I'm now even more puzzled than when I asked why the Horde loses AV most of the time. I only lost one WSG battle, and that was with a Horde pickup group facing a single-guild Alliance group which was probably using Teamspeak, which is an immediate win condition. All the other WSG battles, Horde pickup group against Alliance pickup group, were won by the Horde, and often 3-0. The Horde also dominated all the Arathi Basin battles I participated in, I haven't lost a single one yet. So how can it be that Horde is so bad on one battleground, but wins easily on the other two? Why should the Horde be better at organizing small groups, and the Alliance at organizing big groups? I thought that maybe in WSG it would be the shamans in ghost wolf form being the best flag carriers, but actually due to my epic horse, bubble, self-heal, and psychic scream it was often me who was carrying the flag in the WSG battles I participated in. And in most cases that happened more or less unopposed, me just riding to the Alliance stronghold, grabbing the flag, and running back casting a few spells to protect myself from the few defenders. Boring.

In spite of winning, I don't like Warsong Gulch at all. There doesn't seem to be any strategy behind it, just people randomly running around until somebody grabs a flag and carries it home. And the WSG battles are just too short. Alterac Valley is better, even if I always lose there, at least there is something like a front moving back and forth, with people gathering at different battle objectives, and trying to balance attack and defence. But my favorite is probably Arathi Basin. It has just the right length of battles, a good number of battle objectives, and a good mix of offensive and defensive encounters. Unlike AV, the battle in AB can't really stall, somebody is always edging closer to the win. But unlike WSG the win always takes some time, because it is hard to keep control of more than 3 resource points.

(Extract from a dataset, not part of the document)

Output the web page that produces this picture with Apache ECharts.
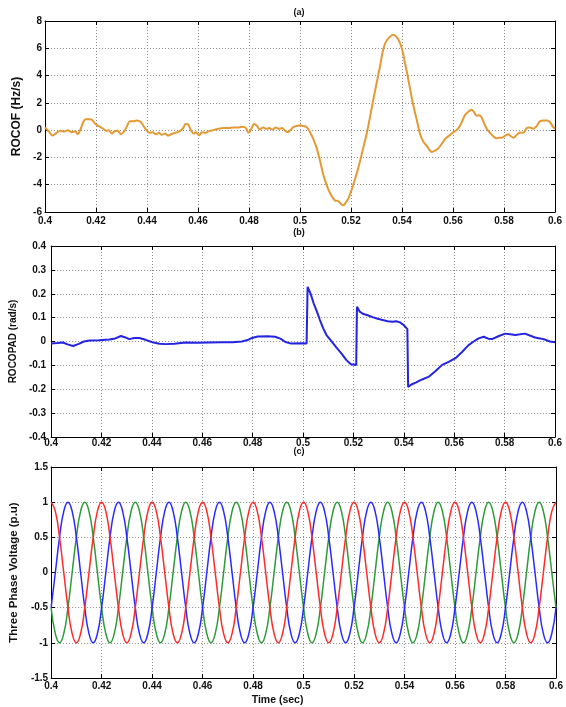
<!DOCTYPE html>
<html>
<head>
<meta charset="utf-8">
<script src="https://cdn.jsdelivr.net/npm/echarts@6/dist/echarts.min.js"></script>
<style>
html,body{margin:0;padding:0;background:#fff;}
#chart{width:566px;height:707px;}
</style>
</head>
<body>
<div id="chart"></div>
<script>
// ---------- Panel (a): ROCOF ----------
const rocofTime = [
0.4000,0.4015,0.4030,0.4045,0.4060,0.4075,0.4090,0.4105,0.4120,0.4128,
0.4140,0.4150,0.4160,0.4175,0.4185,0.4195,0.4205,0.4215,0.4228,0.4240,
0.4250,0.4262,0.4272,0.4285,0.4298,0.4310,0.4322,0.4332,0.4345,0.4360,
0.4375,0.4388,0.4398,0.4410,0.4422,0.4435,0.4447,0.4458,0.4470,0.4482,
0.4495,0.4510,0.4525,0.4540,0.4552,0.4562,0.4572,0.4582,0.4592,0.4604,
0.4615,0.4630,0.4645,0.4660,0.4680,0.4700,0.4720,0.4740,0.4760,0.4775,
0.4788,0.4798,0.4808,0.4820,0.4832,0.4842,0.4855,0.4868,0.4880,0.4892,
0.4905,0.4918,0.4930,0.4942,0.4952,0.4962,0.4975,0.4988,0.5000,0.5012,
0.5025,0.5038,0.5051,0.5065,0.5078,0.5092,0.5106,0.5120,0.5137,0.5150,
0.5163,0.5170,0.5180,0.5190,0.5200,0.5209,0.5222,0.5235,0.5248,0.5261,
0.5274,0.5287,0.5300,0.5314,0.5325,0.5335,0.5350,0.5366,0.5380,0.5392,
0.5402,0.5412,0.5422,0.5431,0.5441,0.5451,0.5461,0.5471,0.5484,0.5497,
0.5508,0.5516,0.5530,0.5542,0.5556,0.5569,0.5585,0.5601,0.5614,0.5627,
0.5637,0.5647,0.5660,0.5673,0.5683,0.5693,0.5703,0.5712,0.5722,0.5732,
0.5745,0.5758,0.5770,0.5780,0.5791,0.5805,0.5817,0.5827,0.5837,0.5850,
0.5863,0.5876,0.5889,0.5902,0.5915,0.5928,0.5941,0.5955,0.5968,0.5980,
0.5990,0.6000];
const rocofValue = [
0.2,-0.1,-0.4,-0.2,-0.05,-0.1,0.0,-0.15,-0.1,-0.3,
0.1,0.6,0.8,0.8,0.75,0.5,0.35,0.25,0.1,-0.05,
0.0,-0.25,-0.1,-0.05,-0.3,-0.1,0.3,0.65,0.65,0.7,
0.6,0.25,0.0,-0.2,-0.15,-0.3,-0.2,-0.35,-0.25,-0.4,
-0.3,-0.2,-0.1,0.1,0.45,0.4,0.0,-0.25,-0.15,-0.4,
-0.15,-0.2,-0.05,0.0,0.1,0.15,0.15,0.2,0.2,0.25,
0.15,-0.2,0.05,0.45,0.3,0.05,0.2,0.1,0.15,0.05,
0.2,0.1,0.15,-0.05,-0.15,0.0,0.25,0.3,0.35,0.3,
0.25,-0.1,-0.6,-1.3,-2.2,-3.3,-4.1,-4.7,-5.15,-5.2,
-5.45,-5.5,-5.3,-5.0,-4.5,-4.0,-3.2,-2.3,-1.3,-0.3,
0.9,2.2,3.4,4.7,5.8,6.4,6.8,7.0,6.8,6.4,
5.8,4.9,4.0,3.1,2.1,1.3,0.5,-0.3,-0.85,-1.15,
-1.45,-1.6,-1.5,-1.35,-1.0,-0.65,-0.4,-0.15,0.0,0.3,
0.7,1.1,1.35,1.5,1.3,1.05,1.1,0.95,0.5,0.1,
-0.2,-0.45,-0.6,-0.55,-0.55,-0.4,-0.3,-0.45,-0.55,-0.35,
-0.17,-0.2,0.15,0.2,0.1,0.3,0.65,0.7,0.7,0.6,
0.3,0.1];

// ---------- Panel (b): ROCOPAD ----------
const rocopadTime = [
0.4000,0.4025,0.4047,0.4065,0.4087,0.4110,0.4130,0.4153,0.4190,0.4231,
0.4255,0.4277,0.4295,0.4310,0.4330,0.4350,0.4375,0.4402,0.4430,0.4455,
0.4490,0.4533,0.4580,0.4626,0.4680,0.4720,0.4757,0.4780,0.4797,0.4820,
0.4860,0.4889,0.4910,0.4930,0.4950,0.4994,0.5014,0.5018,0.5030,0.5042,
0.5055,0.5067,0.5080,0.5093,0.5110,0.5132,0.5152,0.5172,0.5190,0.5211,
0.5214,0.5225,0.5237,0.5256,0.5276,0.5296,0.5316,0.5336,0.5355,0.5370,
0.5385,0.5400,0.5414,0.5417,0.5430,0.5447,0.5470,0.5500,0.5525,0.5552,
0.5578,0.5605,0.5630,0.5657,0.5677,0.5697,0.5717,0.5735,0.5750,0.5775,
0.5802,0.5822,0.5842,0.5862,0.5881,0.5900,0.5921,0.5940,0.5960,0.5980,
0.6000];
const rocopadValue = [
-0.008,-0.006,-0.004,-0.012,-0.019,-0.01,0.0,0.004,0.005,0.008,
0.013,0.023,0.017,0.01,0.015,0.015,0.007,-0.003,-0.009,-0.011,
-0.009,-0.004,-0.005,-0.004,-0.003,-0.003,0.0,0.006,0.015,0.021,
0.022,0.02,0.012,-0.002,-0.008,-0.007,-0.008,0.229,0.2,0.16,
0.125,0.09,0.055,0.027,0.005,-0.025,-0.05,-0.078,-0.095,-0.098,
0.146,0.125,0.116,0.11,0.102,0.095,0.09,0.085,0.083,0.085,
0.08,0.068,0.052,-0.19,-0.18,-0.172,-0.16,-0.147,-0.125,-0.098,
-0.085,-0.07,-0.045,-0.015,0.0,0.013,0.02,0.012,0.01,0.022,
0.033,0.03,0.027,0.03,0.033,0.025,0.017,0.013,0.008,0.0,
-0.003];

// ---------- Panel (c): three phase voltage ----------
const voltTime = [
0.40000,0.40167,0.40333,0.40500,0.40667,0.40833,0.41000,0.41167,0.41333,0.41500,0.41667,0.41833,
0.42000,0.42167,0.42333,0.42500,0.42667,0.42833,0.43000,0.43167,0.43333,0.43500,0.43667,0.43833,
0.44000,0.44167,0.44333,0.44500,0.44667,0.44833,0.45000,0.45167,0.45333,0.45500,0.45667,0.45833,
0.46000,0.46167,0.46333,0.46500,0.46667,0.46833,0.47000,0.47167,0.47333,0.47500,0.47667,0.47833,
0.48000,0.48167,0.48333,0.48500,0.48667,0.48833,0.49000,0.49167,0.49333,0.49500,0.49667,0.49833,
0.50000,0.50167,0.50333,0.50500,0.50667,0.50833,0.51000,0.51167,0.51333,0.51500,0.51667,0.51833,
0.52000,0.52167,0.52333,0.52500,0.52667,0.52833,0.53000,0.53167,0.53333,0.53500,0.53667,0.53833,
0.54000,0.54167,0.54333,0.54500,0.54667,0.54833,0.55000,0.55167,0.55333,0.55500,0.55667,0.55833,
0.56000,0.56167,0.56333,0.56500,0.56667,0.56833,0.57000,0.57167,0.57333,0.57500,0.57667,0.57833,
0.58000,0.58167,0.58333,0.58500,0.58667,0.58833,0.59000,0.59167,0.59333,0.59500,0.59667,0.59833,
0.60000];
const phaseRed = [
1,0.87,0.5,0,-0.5,-0.87,-1,-0.87,-0.5,0,0.5,0.87,
1,0.87,0.5,0,-0.5,-0.87,-1,-0.87,-0.5,0,0.5,0.87,
1,0.87,0.5,0,-0.5,-0.87,-1,-0.87,-0.5,0,0.5,0.87,
1,0.87,0.5,0,-0.5,-0.87,-1,-0.87,-0.5,0,0.5,0.87,
1,0.87,0.5,0,-0.5,-0.87,-1,-0.87,-0.5,0,0.5,0.87,
1,0.87,0.5,0,-0.5,-0.87,-1,-0.87,-0.5,0,0.5,0.87,
1,0.87,0.5,0,-0.5,-0.87,-1,-0.87,-0.5,0,0.5,0.87,
1,0.87,0.5,0,-0.5,-0.87,-1,-0.87,-0.5,0,0.5,0.87,
1,0.87,0.5,0,-0.5,-0.87,-1,-0.87,-0.5,0,0.5,0.87,
1,0.87,0.5,0,-0.5,-0.87,-1,-0.87,-0.5,0,0.5,0.87,
1];
const phaseBlue = [
-0.5,0,0.5,0.87,1,0.87,0.5,0,-0.5,-0.87,-1,-0.87,
-0.5,0,0.5,0.87,1,0.87,0.5,0,-0.5,-0.87,-1,-0.87,
-0.5,0,0.5,0.87,1,0.87,0.5,0,-0.5,-0.87,-1,-0.87,
-0.5,0,0.5,0.87,1,0.87,0.5,0,-0.5,-0.87,-1,-0.87,
-0.5,0,0.5,0.87,1,0.87,0.5,0,-0.5,-0.87,-1,-0.87,
-0.5,0,0.5,0.87,1,0.87,0.5,0,-0.5,-0.87,-1,-0.87,
-0.5,0,0.5,0.87,1,0.87,0.5,0,-0.5,-0.87,-1,-0.87,
-0.5,0,0.5,0.87,1,0.87,0.5,0,-0.5,-0.87,-1,-0.87,
-0.5,0,0.5,0.87,1,0.87,0.5,0,-0.5,-0.87,-1,-0.87,
-0.5,0,0.5,0.87,1,0.87,0.5,0,-0.5,-0.87,-1,-0.87,
-0.5];
const phaseGreen = [
-0.5,-0.87,-1,-0.87,-0.5,0,0.5,0.87,1,0.87,0.5,0,
-0.5,-0.87,-1,-0.87,-0.5,0,0.5,0.87,1,0.87,0.5,0,
-0.5,-0.87,-1,-0.87,-0.5,0,0.5,0.87,1,0.87,0.5,0,
-0.5,-0.87,-1,-0.87,-0.5,0,0.5,0.87,1,0.87,0.5,0,
-0.5,-0.87,-1,-0.87,-0.5,0,0.5,0.87,1,0.87,0.5,0,
-0.5,-0.87,-1,-0.87,-0.5,0,0.5,0.87,1,0.87,0.5,0,
-0.5,-0.87,-1,-0.87,-0.5,0,0.5,0.87,1,0.87,0.5,0,
-0.5,-0.87,-1,-0.87,-0.5,0,0.5,0.87,1,0.87,0.5,0,
-0.5,-0.87,-1,-0.87,-0.5,0,0.5,0.87,1,0.87,0.5,0,
-0.5,-0.87,-1,-0.87,-0.5,0,0.5,0.87,1,0.87,0.5,0,
-0.5];

// axis ranges
const timeRange = {min: 0.4, max: 0.6, interval: 0.02};
const rocofRange = {min: -6, max: 8, interval: 2};
const rocopadRange = {min: -0.4, max: 0.4, interval: 0.1};
const voltRange = {min: -1.5, max: 1.5, interval: 0.5};
const panelTitles = ['(a)', '(b)', '(c)'];
const yNames = ['ROCOF (Hz/s)', 'ROCOPAD (rad/s)', 'Three Phase Voltage (p.u)'];
const xName = 'Time (sec)';

function pairs(xs, ys) { return xs.map((x, i) => [x, ys[i]]); }

const FONT = "'Liberation Sans', Arial, sans-serif";
const grids = [
  {left: 45, top: 21, width: 510, height: 191},
  {left: 48, top: 246, width: 507, height: 191},
  {left: 48, top: 467, width: 508, height: 211}
];
const yRanges = [rocofRange, rocopadRange, voltRange];
const xLabelMargin = [4, 1, 3];
const yLabelMargin = [3, 5, 3];
const yNameGap = [10, 23, 24];
const yNameSize = [12, 10, 11.5];

const lineAxis = {show: true, onZero: false, lineStyle: {color: '#000', width: 1}};
const tickStyle = {show: true, inside: true, length: 4, lineStyle: {color: '#000', width: 1}};
const labelStyle = {fontFamily: FONT, fontWeight: 'bold', fontSize: 10, color: '#111'};
const split = {show: true, lineStyle: {type: [1, 2], color: '#8a8a8a', width: 1}};

const xAxes = [], yAxes = [];
grids.forEach((g, i) => {
  const xb = Object.assign({}, timeRange, {
    type: 'value', gridIndex: i, position: 'bottom',
    axisLine: lineAxis, axisTick: tickStyle,
    axisLabel: Object.assign({margin: xLabelMargin[i]}, labelStyle),
    splitLine: split
  });
  if (i === 2) {
    xb.name = xName;
    xb.nameLocation = 'middle';
    xb.nameGap = 17;
    xb.nameTextStyle = {fontFamily: FONT, fontWeight: 'bold', fontSize: 10.5, color: '#111', padding: [0, 52, 0, 0]};
  }
  xAxes.push(xb);
  xAxes.push(Object.assign({}, timeRange, {
    type: 'value', gridIndex: i, position: 'top',
    axisLine: lineAxis, axisTick: tickStyle, axisLabel: {show: false}, splitLine: {show: false}
  }));
  yAxes.push(Object.assign({}, yRanges[i], {
    type: 'value', gridIndex: i, position: 'left',
    name: yNames[i], nameLocation: 'middle', nameGap: yNameGap[i],
    nameTextStyle: {fontFamily: FONT, fontWeight: 'bold', fontSize: yNameSize[i], color: '#111'},
    axisLine: lineAxis, axisTick: tickStyle,
    axisLabel: Object.assign({margin: yLabelMargin[i]}, labelStyle),
    splitLine: split
  }));
  yAxes.push(Object.assign({}, yRanges[i], {
    type: 'value', gridIndex: i, position: 'right',
    axisLine: lineAxis, axisTick: tickStyle, axisLabel: {show: false}, splitLine: {show: false}
  }));
});

const titleTops = [8.5, 228, 447];
const option = {
  backgroundColor: '#fff',
  animation: false,
  title: panelTitles.map((t, i) => ({
    text: t, left: 299, top: titleTops[i], textAlign: 'center', padding: 0,
    textStyle: {fontFamily: FONT, fontWeight: 'bold', fontSize: 9, color: '#111'}
  })),
  grid: grids,
  xAxis: xAxes,
  yAxis: yAxes,
  series: [
    {type: 'line', xAxisIndex: 0, yAxisIndex: 0, data: pairs(rocofTime, rocofValue),
     showSymbol: false, smooth: 0.3, lineStyle: {color: '#E39A35', width: 2}},
    {type: 'line', xAxisIndex: 2, yAxisIndex: 2, data: pairs(rocopadTime, rocopadValue),
     showSymbol: false, smooth: false, lineStyle: {color: '#2424E0', width: 2}},
    {type: 'line', xAxisIndex: 4, yAxisIndex: 4, data: pairs(voltTime, phaseGreen),
     showSymbol: false, smooth: true, lineStyle: {color: '#2E9A3A', width: 1.5}},
    {type: 'line', xAxisIndex: 4, yAxisIndex: 4, data: pairs(voltTime, phaseBlue),
     showSymbol: false, smooth: true, lineStyle: {color: '#2A2AFF', width: 1.5}},
    {type: 'line', xAxisIndex: 4, yAxisIndex: 4, data: pairs(voltTime, phaseRed),
     showSymbol: false, smooth: true, lineStyle: {color: '#FF2A2A', width: 1.5}}
  ]
};
const chart = echarts.init(document.getElementById('chart'), null, {renderer: 'canvas'});
chart.setOption(option);
</script>
</body>
</html>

I will do a bit more PvP with my priest, just to get the points I think I need to be sure to make rank 3. But as a long-term occupation PvP in its current form doesn't hold enough interest for me. Usually both sides are more or less unorganized, and individual encounters are decided more by who has more players at the location than by any clever tactics. As getting your fellow players to coordinate more is a nigh impossible task, the whole exercise is far too chaotic for me. Which still leaves me asking myself how to pass the time before the Burning Crusade comes out.